Racha e dissidências
Mesmo entre os evangélicos membros da FPE, há correntes e doutrinas diferentes que levam a disputas internas.
O caso mais recente foi da legislatura de 2019 a 2022, quando cinco lideranças disputaram a presidência da FPE; em outras legislaturas, a bancada se unia em torno de um único nome, sem que fosse necessária uma eleição.
Isso expôs a disputa interna de três dissidências da Assembleia de Deus. “As Assembleias de Deus erroneamente são vistas como grupos homogêneos. Tratam-se de diversas correntes teológicas, de poder, ministérios”, afirma Cunha.
“Assembleia de Deus é uma marca que constrói imagem, capta público. Há divisões ali porque as pessoas não querem abrir mão do nome ‘Assembleia de Deus’, e nessas diferenças é que vemos as disputas dentro da bancada evangélica.”

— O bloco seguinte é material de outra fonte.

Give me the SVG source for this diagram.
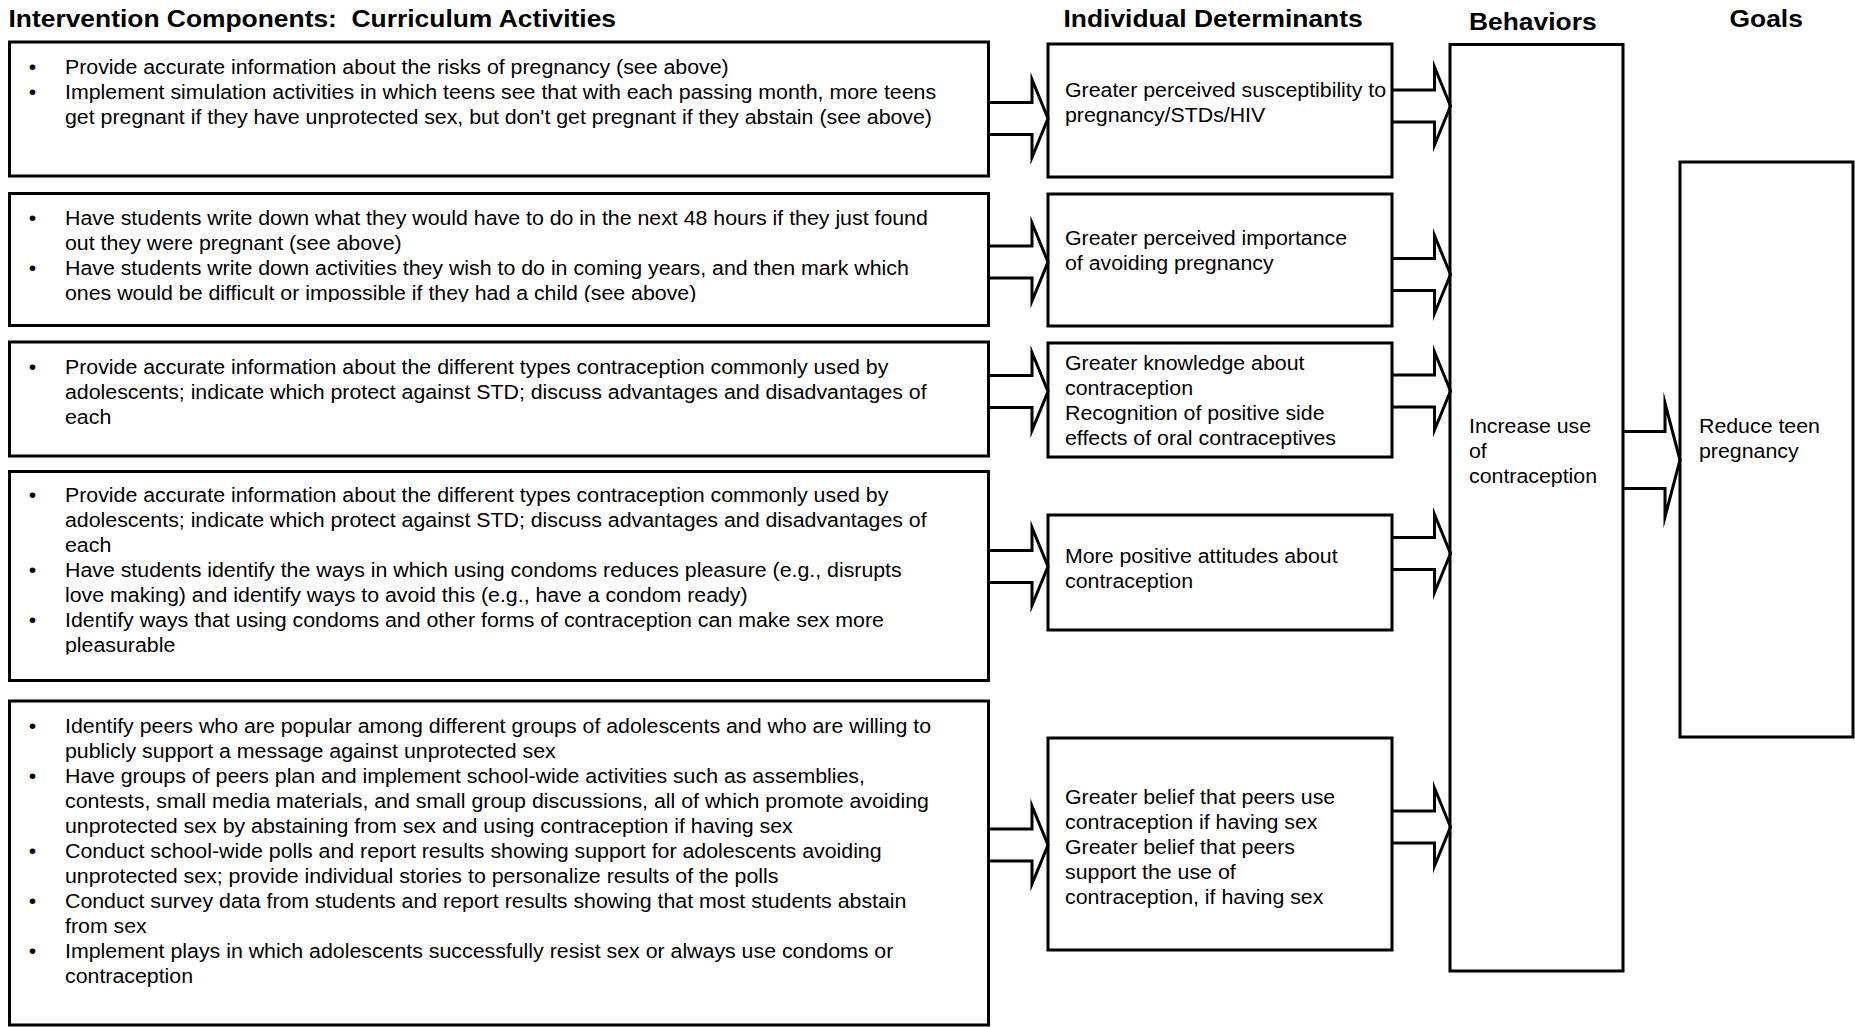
<svg xmlns="http://www.w3.org/2000/svg" width="1855" height="1027" viewBox="0 0 1855 1027">
  <defs>
    <style>
      .box { fill: #fff; stroke: #000; stroke-width: 3; }
      .arr { fill: none; stroke: #000; stroke-width: 3; stroke-linejoin: miter; stroke-miterlimit: 10; }
      .hd { font-family: "Liberation Sans", Arial, sans-serif; font-weight: bold; font-size: 24px; fill: #000; white-space: pre; }
      .tx { font-family: "Liberation Sans", Arial, sans-serif; font-size: 19.4px; fill: #000; }
    </style>
    <!-- outlined block arrows, origin at the tail's vertical centre -->
    <path id="arrS" class="arr" d="M0,-16 H42.5 V-39 L58.5,0 L42.5,39 V16 H0"/>
    <path id="arrL" class="arr" d="M0,-28.5 H42 V-57 L57,0 L42,57 V28.5 H0"/>
    <clipPath id="clipA2"><rect x="9" y="193" width="980" height="109"/></clipPath>
    <clipPath id="clipA4"><rect x="9" y="471" width="980" height="183.5"/></clipPath>
  </defs>

  <rect width="1855" height="1027" fill="#fff"/>

  <!-- column headings -->
  <g id="headings" class="hd">
    <text xml:space="preserve" transform="translate(8.5 27) scale(1.1 1)">Intervention Components:  Curriculum Activities</text>
    <text transform="translate(1063.5 27) scale(1.1 1)">Individual Determinants</text>
    <text transform="translate(1469 30) scale(1.1 1)">Behaviors</text>
    <text transform="translate(1729.5 27) scale(1.1 1)">Goals</text>
  </g>

  <!-- curriculum activity boxes -->
  <g id="activity-1">
    <rect class="box" x="9.5" y="42" width="979" height="134"/>
    <g class="tx" transform="translate(65 0) scale(1.1 1)">
      <text x="-32.9" y="74.5">•</text>
      <text x="0" y="74.5">Provide accurate information about the risks of pregnancy (see above)</text>
      <text x="-32.9" y="99.5">•</text>
      <text x="0" y="99.5">Implement simulation activities in which teens see that with each passing month, more teens</text>
      <text x="0" y="124.5">get pregnant if they have unprotected sex, but don't get pregnant if they abstain (see above)</text>
    </g>
  </g>

  <g id="activity-2">
    <rect class="box" x="9.5" y="193.5" width="979" height="132"/>
    <g clip-path="url(#clipA2)">
      <g class="tx" transform="translate(65 0) scale(1.1 1)">
        <text x="-32.9" y="225.5">•</text>
        <text x="0" y="225.5">Have students write down what they would have to do in the next 48 hours if they just found</text>
        <text x="0" y="250.5">out they were pregnant (see above)</text>
        <text x="-32.9" y="275.5">•</text>
        <text x="0" y="275.5">Have students write down activities they wish to do in coming years, and then mark which</text>
        <text x="0" y="300.5">ones would be difficult or impossible if they had a child (see above)</text>
      </g>
    </g>
  </g>

  <g id="activity-3">
    <rect class="box" x="9.5" y="342" width="979" height="114"/>
    <g class="tx" transform="translate(65 0) scale(1.1 1)">
      <text x="-32.9" y="374.5">•</text>
      <text x="0" y="374.5">Provide accurate information about the different types contraception commonly used by</text>
      <text x="0" y="399.5">adolescents; indicate which protect against STD; discuss advantages and disadvantages of</text>
      <text x="0" y="424.5">each</text>
    </g>
  </g>

  <g id="activity-4">
    <rect class="box" x="9.5" y="471.5" width="979" height="209"/>
    <g clip-path="url(#clipA4)">
      <g class="tx" transform="translate(65 0) scale(1.1 1)">
        <text x="-32.9" y="502.5">•</text>
        <text x="0" y="502.5">Provide accurate information about the different types contraception commonly used by</text>
        <text x="0" y="527.5">adolescents; indicate which protect against STD; discuss advantages and disadvantages of</text>
        <text x="0" y="552.5">each</text>
        <text x="-32.9" y="577.5">•</text>
        <text x="0" y="577.5">Have students identify the ways in which using condoms reduces pleasure (e.g., disrupts</text>
        <text x="0" y="602.5">love making) and identify ways to avoid this (e.g., have a condom ready)</text>
        <text x="-32.9" y="627.5">•</text>
        <text x="0" y="627.5">Identify ways that using condoms and other forms of contraception can make sex more</text>
        <text x="0" y="652.5">pleasurable</text>
      </g>
    </g>
  </g>

  <g id="activity-5">
    <rect class="box" x="9.5" y="701" width="979" height="324"/>
    <g class="tx" transform="translate(65 0) scale(1.1 1)">
      <text x="-32.9" y="733.5">•</text>
      <text x="0" y="733.5">Identify peers who are popular among different groups of adolescents and who are willing to</text>
      <text x="0" y="758.5">publicly support a message against unprotected sex</text>
      <text x="-32.9" y="783.5">•</text>
      <text x="0" y="783.5">Have groups of peers plan and implement school-wide activities such as assemblies,</text>
      <text x="0" y="808.5">contests, small media materials, and small group discussions, all of which promote avoiding</text>
      <text x="0" y="833.5">unprotected sex by abstaining from sex and using contraception if having sex</text>
      <text x="-32.9" y="858.5">•</text>
      <text x="0" y="858.5">Conduct school-wide polls and report results showing support for adolescents avoiding</text>
      <text x="0" y="883.5">unprotected sex; provide individual stories to personalize results of the polls</text>
      <text x="-32.9" y="908.5">•</text>
      <text x="0" y="908.5">Conduct survey data from students and report results showing that most students abstain</text>
      <text x="0" y="933.5">from sex</text>
      <text x="-32.9" y="958.5">•</text>
      <text x="0" y="958.5">Implement plays in which adolescents successfully resist sex or always use condoms or</text>
      <text x="0" y="983.5">contraception</text>
    </g>
  </g>

  <!-- individual determinant boxes -->
  <g id="determinant-1">
    <rect class="box" x="1048" y="44" width="344" height="133"/>
    <g class="tx" transform="translate(1065 0) scale(1.1 1)">
      <text x="0" y="97">Greater perceived susceptibility to</text>
      <text x="0" y="122">pregnancy/STDs/HIV</text>
    </g>
  </g>

  <g id="determinant-2">
    <rect class="box" x="1048" y="194" width="344" height="132"/>
    <g class="tx" transform="translate(1065 0) scale(1.1 1)">
      <text x="0" y="245">Greater perceived importance</text>
      <text x="0" y="270">of avoiding pregnancy</text>
    </g>
  </g>

  <g id="determinant-3">
    <rect class="box" x="1048" y="343" width="344" height="114"/>
    <g class="tx" transform="translate(1065 0) scale(1.1 1)">
      <text x="0" y="370">Greater knowledge about</text>
      <text x="0" y="395">contraception</text>
      <text x="0" y="420">Recognition of positive side</text>
      <text x="0" y="445">effects of oral contraceptives</text>
    </g>
  </g>

  <g id="determinant-4">
    <rect class="box" x="1048" y="515" width="344" height="115"/>
    <g class="tx" transform="translate(1065 0) scale(1.1 1)">
      <text x="0" y="563">More positive attitudes about</text>
      <text x="0" y="588">contraception</text>
    </g>
  </g>

  <g id="determinant-5">
    <rect class="box" x="1048" y="738" width="344" height="212"/>
    <g class="tx" transform="translate(1065 0) scale(1.1 1)">
      <text x="0" y="804">Greater belief that peers use</text>
      <text x="0" y="829">contraception if having sex</text>
      <text x="0" y="854">Greater belief that peers</text>
      <text x="0" y="879">support the use of</text>
      <text x="0" y="904">contraception, if having sex</text>
    </g>
  </g>

  <!-- behaviour box -->
  <g id="behavior">
    <rect class="box" x="1450" y="44.5" width="173" height="926.5"/>
    <g class="tx" transform="translate(1469 0) scale(1.1 1)">
      <text x="0" y="433">Increase use</text>
      <text x="0" y="458">of</text>
      <text x="0" y="483">contraception</text>
    </g>
  </g>

  <!-- goal box -->
  <g id="goal">
    <rect class="box" x="1680" y="162" width="173" height="575"/>
    <g class="tx" transform="translate(1699 0) scale(1.1 1)">
      <text x="0" y="433">Reduce teen</text>
      <text x="0" y="458">pregnancy</text>
    </g>
  </g>

  <!-- block-arrow connectors -->
  <g id="connectors">
    <use href="#arrS" transform="translate(989.5 118.5)"/>
    <use href="#arrS" transform="translate(989.5 262)"/>
    <use href="#arrS" transform="translate(989.5 391.5)"/>
    <use href="#arrS" transform="translate(989.5 566.5)"/>
    <use href="#arrS" transform="translate(989.5 845)"/>
    <use href="#arrS" transform="translate(1392 106)"/>
    <use href="#arrS" transform="translate(1392 274.5)"/>
    <use href="#arrS" transform="translate(1392 391)"/>
    <use href="#arrS" transform="translate(1392 553.5)"/>
    <use href="#arrS" transform="translate(1392 827)"/>
    <use href="#arrL" transform="translate(1623 460)"/>
  </g>
</svg>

Magali Cunha, pesquisadora do ISER
Em 2019, a concorrência corria entre Abílio Santana (PL-BA), Cezinha de Madureira (PSD-SP), Glaustin da Fokus (PSC-GO), Silas Câmara (Republicanos-AM) e Sóstenes Cavalcante (DEM-RJ).

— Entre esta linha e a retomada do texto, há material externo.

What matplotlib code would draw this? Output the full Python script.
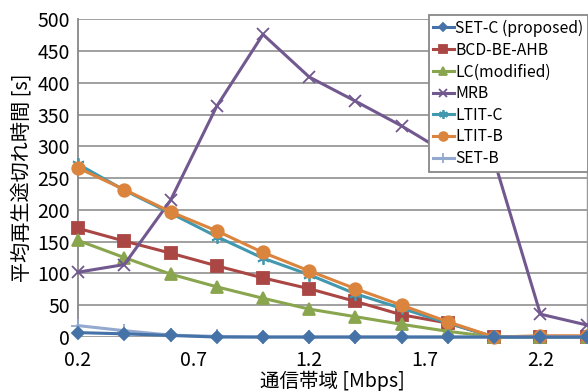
import matplotlib
matplotlib.use("Agg")
import matplotlib.pyplot as plt
import numpy as np

# bandwidth [Mbps]
bandwidth = [0.2, 0.4, 0.6, 0.8, 1.0, 1.2, 1.4, 1.6, 1.8, 2.0, 2.2, 2.4]

set_c = [7, 5, 2.5, 0, 0, 0, 0, 0, 0, 0, 0, 0]
bcd_be_ahb = [171, 151, 132, 112, 93, 76, 56, 35, 22, 0, 0, 0]
lc_modified = [152, 125, 99, 79, 61, 44, 32, 20, 9, 0, 0, 0]
mrb = [102, 114, 215, 363, 476, 409, 371, 332, 288, 278, 36, 19]
ltit_c = [272, 231, 195, 158, 124, 98, 68, 45, 22, 0, 0, 0]
ltit_b = [266, 232, 197, 167, 133, 104, 76, 50, 24, 0, 2, 2]
set_b = [18, 10, 3, 1, 0, 0, 0, 0, 0, 0, 0, 0]

series = [
    ("SET-C (proposed)", set_c, "#4572A7", "D", 6),
    ("BCD-BE-AHB", bcd_be_ahb, "#AA4643", "s", 8),
    ("LC(modified)", lc_modified, "#89A54E", "^", 8),
    ("MRB", mrb, "#71588F", "x", 9),
    ("LTIT-C", ltit_c, "#4198AF", (6, 2, 0), 9),
    ("LTIT-B", ltit_b, "#DB843D", "o", 9),
    ("SET-B", set_b, "#93A9CF", "+", 10),
]

plt.rcParams["font.family"] = ["Liberation Sans Narrow", "Noto Sans CJK JP", "DejaVu Sans"]

fig = plt.figure(figsize=(5.88, 3.91), dpi=100)
ax = fig.add_axes([0.1327, 0.138, 0.865, 0.813])

zorders = [9, 3, 4, 5, 6, 7, 8]
for (label, vals, color, marker, ms), z in zip(series, zorders):
    ax.plot(bandwidth, vals, color=color, marker=marker, markersize=ms,
            linewidth=2.2, label=label, zorder=z, markeredgewidth=1.3,
            clip_on=False)

ax.set_xlim(0.2, 2.4)
ax.set_ylim(0, 500)
ax.set_xticks([0.2, 0.7, 1.2, 1.7, 2.2])
ax.set_xticklabels(["0.2", "0.7", "1.2", "1.7", "2.2"])
ax.set_yticks(np.arange(0, 501, 50))
ax.tick_params(axis="both", labelsize=14, length=0)
ax.tick_params(axis="y", pad=6)
ax.tick_params(axis="x", pad=9)
ax.yaxis.grid(True, color="#999999", linewidth=1.3)
ax.set_axisbelow(True)

for side in ["top", "bottom"]:
    ax.spines[side].set_visible(False)
ax.spines["left"].set_color("#888888")
ax.spines["left"].set_linewidth(1.3)
ax.spines["right"].set_color("#999999")
ax.spines["right"].set_linewidth(1.0)

ax.set_xlabel("通信帯域 [Mbps]", fontsize=14, family=["Noto Sans CJK JP"], labelpad=0)
ax.set_ylabel("平均再生途切れ時間 [s]", fontsize=14.5, family=["Noto Sans CJK JP"], labelpad=3)

leg = ax.legend(loc="upper right", bbox_to_anchor=(1.003, 1.013), borderaxespad=0,
                handlelength=1.3, handletextpad=0.1, labelspacing=0.3,
                borderpad=0.3, markerscale=0.7, fancybox=False, framealpha=1,
                prop={"family": ["Noto Sans CJK JP"], "size": 11.3})
leg.get_frame().set_edgecolor("#888888")
leg.get_frame().set_linewidth(1.3)
leg.set_zorder(20)

fig.savefig("out.png", dpi=100)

Após diversas discussões, o grupo entrou em consenso sobre a liderança de Silas Câmara, ligado à Assembleia de Deus de Belém. Seu sucessor, em 2021, foi Cezinha de Madureira, que atua no Ministério Madureira, igreja historicamente antagônica à AD Belém.
No entanto, a presidência de Madureira foi alvo de críticas de outros líderes da bancada, principalmente pela aproximação da igreja com figuras de esquerda, como o ex-presidente Lula (PT).
Em 2022, o nome escolhido para presidir a FPE foi o de Sóstenes Cavalcante, da Assembleia de Deus Vitória em Cristo, dissidência da AD Belém e liderada por Silas Malafaia.
Apesar de ter se posicionado publicamente pedindo esclarecimentos ao ministro Milton Ribeiro, Cavalcante declarou que, por não ter indicado nenhum ministro ao governo, a bancada também não iria exigir a saída de nenhum deles. Ele também disse que não recorrerá ao Ministério Público ou à Polícia Federal sobre os áudios vazados por não ter uma “denúncia concreta” contra o ministro.